Task brief ▸ Leaving out every picture, retype the lines below from the top through the one that contains "import matplotlib.pyplot as plt".

Data supplied ▸
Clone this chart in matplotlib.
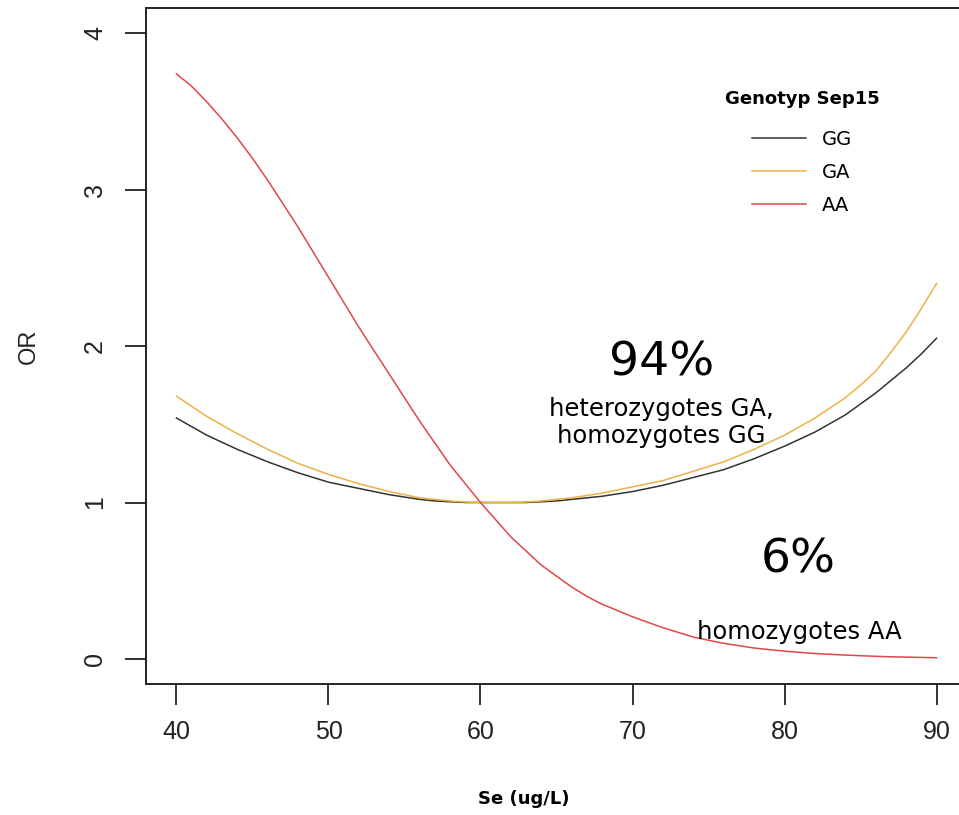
import matplotlib
matplotlib.use("Agg")
import matplotlib.pyplot as plt

se = [40, 41, 42, 43, 44, 45, 46, 47, 48, 49, 50, 51, 52, 53, 54, 55, 56, 57,
      58, 59, 60, 61, 62, 63, 64, 65, 66, 67, 68, 69, 70, 72, 74, 76, 78, 80,
      82, 84, 85, 86, 87, 88, 89, 90]
or_gg = [1.54, 1.485, 1.43, 1.385, 1.34, 1.30, 1.26, 1.225, 1.19, 1.16, 1.13,
         1.11, 1.09, 1.07, 1.05, 1.035, 1.02, 1.01, 1.005, 1.0, 1.0, 1.0, 1.0,
         1.0, 1.005, 1.01, 1.02, 1.03, 1.04, 1.055, 1.07, 1.11, 1.16, 1.21,
         1.28, 1.36, 1.45, 1.56, 1.63, 1.70, 1.78, 1.86, 1.95, 2.05]
or_ga = [1.68, 1.615, 1.55, 1.495, 1.44, 1.39, 1.34, 1.295, 1.25, 1.215, 1.18,
         1.15, 1.12, 1.095, 1.07, 1.05, 1.03, 1.02, 1.01, 1.003, 1.0, 1.0, 1.0,
         1.003, 1.01, 1.02, 1.03, 1.045, 1.06, 1.08, 1.10, 1.14, 1.20, 1.26,
         1.34, 1.43, 1.54, 1.67, 1.75, 1.84, 1.96, 2.09, 2.24, 2.40]
or_aa = [3.74, 3.66, 3.56, 3.45, 3.33, 3.20, 3.06, 2.91, 2.76, 2.60, 2.44, 2.28,
         2.12, 1.97, 1.82, 1.67, 1.52, 1.38, 1.24, 1.12, 1.00, 0.89, 0.78, 0.69,
         0.60, 0.53, 0.46, 0.40, 0.35, 0.31, 0.27, 0.20, 0.14, 0.10, 0.07, 0.05,
         0.035, 0.025, 0.021, 0.017, 0.014, 0.012, 0.010, 0.008]
labels = ["GG", "GA", "AA"]
colors = ["#333333", "#F0B048", "#E04848"]
x_ticks = [40, 50, 60, 70, 80, 90]
y_ticks = [0, 1, 2, 3, 4]

comic = ["DejaVu Sans"]
fig = plt.figure(figsize=(9.59, 8.15), dpi=100)
ax = fig.add_axes([0.1523, 0.1607, 0.856, 0.8294])

for ys, lab, c in zip([or_gg, or_ga, or_aa], labels, colors):
    ax.plot(se, ys, color=c, lw=1.1, label=lab)

ax.set_xlim(38, 92)
ax.set_ylim(-0.16, 4.16)
ax.set_xticks(x_ticks)
ax.set_yticks(y_ticks)
ax.tick_params(axis="x", length=15, width=1.3, color="#222222",
               labelsize=18, pad=11)
ax.tick_params(axis="y", length=15, width=1.3, color="#222222",
               labelsize=18, pad=13)
for lbl in ax.get_xticklabels() + ax.get_yticklabels():
    lbl.set_fontfamily("Liberation Sans")
    lbl.set_color("#222222")
for lbl in ax.get_yticklabels():
    lbl.set_rotation(90)
    lbl.set_va("center")

ax.spines["right"].set_visible(False)
for s in ["left", "bottom", "top"]:
    ax.spines[s].set_linewidth(1.4)
    ax.spines[s].set_color("#222222")

ax.set_ylabel("OR", fontsize=17, family="Liberation Sans", labelpad=31, color="#222222")
fig.text(0.546, 0.008, "Se (ug/L)", fontsize=13, fontweight="bold",
         family=comic, ha="center", va="bottom")

ax.text(71.9, 1.89, "94%", fontsize=34, family=comic, ha="center", va="center")
ax.text(71.9, 1.51, "heterozygotes GA,\nhomozygotes GG", fontsize=17.5,
        family=comic, ha="center", va="center", linespacing=1.15)
ax.text(80.9, 0.63, "6%", fontsize=34, family=comic, ha="center", va="center")
ax.text(81.0, 0.17, "homozygotes AA", fontsize=17.5, family=comic,
        ha="center", va="center")

leg = ax.legend(loc="upper center", bbox_to_anchor=(802 / 959, 1 - 72 / 815),
                bbox_transform=fig.transFigure, frameon=False,
                title="Genotyp Sep15", handlelength=2.8, handletextpad=0.8,
                labelspacing=0.72, prop={"family": comic, "size": 14})
leg.get_title().set_fontweight("bold")
leg.get_title().set_fontsize(13)
leg.get_title().set_fontfamily(comic)
leg._legend_box.sep = 16

fig.savefig("out.png", dpi=100)
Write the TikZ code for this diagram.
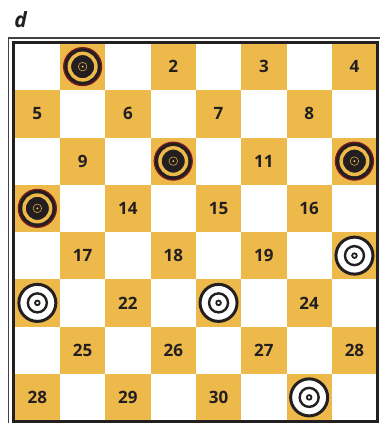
\documentclass[tikz,border=0pt]{standalone}
\usepackage{fontspec}
\setsansfont{Open Sans}
\usepackage{tikz}
\usetikzlibrary{positioning, backgrounds}

\definecolor{boardgold}{HTML}{EDB94A}
\definecolor{inkblack}{HTML}{231F20}
\definecolor{rimred}{HTML}{7E1A1C}

\tikzset{
	numtext/.style={font=\sffamily\bfseries\fontsize{17}{18}\selectfont, text=inkblack, inner sep=0pt}
}
\tikzset{
	darkpiece/.style={
		shape=circle,
		draw=rimred,
		line width=1.2pt,
		fill=inkblack,
		minimum size=38pt,
		inner sep=0pt,
		path picture={
			\draw[boardgold, line width=3.5pt] (path picture bounding box.center) circle (13.3pt);
			\draw[boardgold, line width=0.5pt] (path picture bounding box.center) circle (4.3pt);
			\fill[boardgold] (path picture bounding box.center) circle (1.1pt);
		}
	}
}
\tikzset{
	lightpiece/.style={
		shape=circle,
		draw=inkblack,
		line width=3pt,
		fill=white,
		minimum size=37pt,
		inner sep=0pt,
		path picture={
			\draw[inkblack, line width=2.4pt] (path picture bounding box.center) circle (9.5pt);
			\draw[inkblack, line width=1.8pt] (path picture bounding box.center) circle (2.3pt);
		}
	}
}

\begin{document}
\begin{tikzpicture}[x=1pt, y=-1pt]

\fill[white] (0,0) rectangle (380,423);
\useasboundingbox (0,0) rectangle (380,423);

\node[font=\sffamily\bfseries\itshape\fontsize{21}{22}\selectfont, text=inkblack, inner sep=0pt] (panel) at (20.5,20) {d};

\begin{scope}[shift={(14.7pt,-43pt)}, x=45.3pt, y=-47.25pt]
% board squares
\foreach \r in {1,...,8}{
	\foreach \c in {1,...,8}{
		\pgfmathparse{int(mod(\r+\c,2))}
		\ifnum\pgfmathresult=1
			\fill[boardgold] (\c-1,\r-1) rectangle (\c,\r);
		\fi
	}
}

% square numbers
\node[numtext] (n2) at (3.5,0.5) {2};
\node[numtext] (n3) at (5.5,0.5) {3};
\node[numtext] (n4) at (7.5,0.5) {4};
\node[numtext] (n5) at (0.5,1.5) {5};
\node[numtext] (n6) at (2.5,1.5) {6};
\node[numtext] (n7) at (4.5,1.5) {7};
\node[numtext] (n8) at (6.5,1.5) {8};
\node[numtext] (n9) at (1.5,2.5) {9};
\node[numtext] (n11) at (5.5,2.5) {11};
\node[numtext] (n14) at (2.5,3.5) {14};
\node[numtext] (n15) at (4.5,3.5) {15};
\node[numtext] (n16) at (6.5,3.5) {16};
\node[numtext] (n17) at (1.5,4.5) {17};
\node[numtext] (n18) at (3.5,4.5) {18};
\node[numtext] (n19) at (5.5,4.5) {19};
\node[numtext] (n22) at (2.5,5.5) {22};
\node[numtext] (n24) at (6.5,5.5) {24};
\node[numtext] (n25) at (1.5,6.5) {25};
\node[numtext] (n26) at (3.5,6.5) {26};
\node[numtext] (n27) at (5.5,6.5) {27};
\node[numtext] (n28) at (7.5,6.5) {28};
\node[numtext] (n28b) at (0.5,7.5) {28};
\node[numtext] (n29) at (2.5,7.5) {29};
\node[numtext] (n30) at (4.5,7.5) {30};

% pieces
\node[darkpiece] (d1) at (1.5,0.5) {};
\node[darkpiece] (d10) at (3.5,2.5) {};
\node[darkpiece] (d12) at (7.5,2.5) {};
\node[darkpiece] (d13) at (0.5,3.5) {};
\node[lightpiece] (l20) at (7.5,4.5) {};
\node[lightpiece] (l21) at (0.5,5.5) {};
\node[lightpiece] (l23) at (4.5,5.5) {};
\node[lightpiece] (l31) at (6.5,7.5) {};
\end{scope}

% frame
\draw[inkblack!85, line width=1.8pt] (8.5,423) -- (8.5,38.3) -- (380,38.3);
\draw[inkblack, line width=3pt] (13.3,42) rectangle (377.6,421.3);

\end{tikzpicture}
\end{document}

Exercise solution ▸
Clone this chart in matplotlib.
import matplotlib
matplotlib.use("Agg")
import matplotlib.pyplot as plt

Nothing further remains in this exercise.